Key Facts
- Duration
- c. 807–148 BC
- Key battle
- Battle of Chaeronea, 338 BC
- Ruling dynasties
- Argead, Antipatrid, Antigonid
- End of monarchy
- 168 BC, after Third Macedonian War
- Final dissolution
- 148 BC, Roman province established
Imperial Zenith Metrics
Historical Trajectory
Phase I: Rise
Founded by the Argead dynasty on the northeastern Greek peninsula, Macedonia remained a small kingdom bordered by Epirus, Illyria, Paeonia, Thrace, and Thessaly. Philip II transformed the state after 359 BC, reforming the army with sarissa-wielding phalanxes, subduing neighboring kingdoms, and defeating Athens and Thebes at Chaeronea in 338 BC to bring mainland Greece under Macedonian control through a combination of military force and diplomacy.
Phase II: Zenith
Under Alexander the Great, Macedonia reached its greatest extent, overthrowing the Achaemenid Empire and conquering territory stretching from Greece to the Indus River. Greek arts, literature, philosophy, and science flourished across the conquered lands. Aristotle's scholarship exemplified this cultural efflorescence.
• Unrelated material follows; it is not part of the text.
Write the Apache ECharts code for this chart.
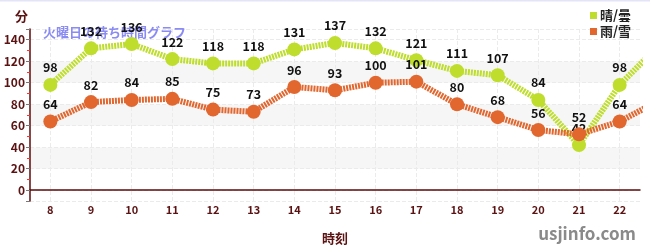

Following Alexander's death in 323 BC, Macedonia remained a dominant Greek cultural and political center alongside Ptolemaic Egypt and the Seleucid Empire.
Phase III: Decline
The Macedonian Wars against Rome steadily eroded the kingdom's power. After the Third Macedonian War ended in 168 BC, Rome abolished the Macedonian monarchy and replaced it with client states. A brief monarchical revival during the Fourth Macedonian War (150–148 BC) was swiftly crushed, and Rome established the province of Macedonia, ending the kingdom's independent existence and integrating it into the expanding Roman Mediterranean sphere.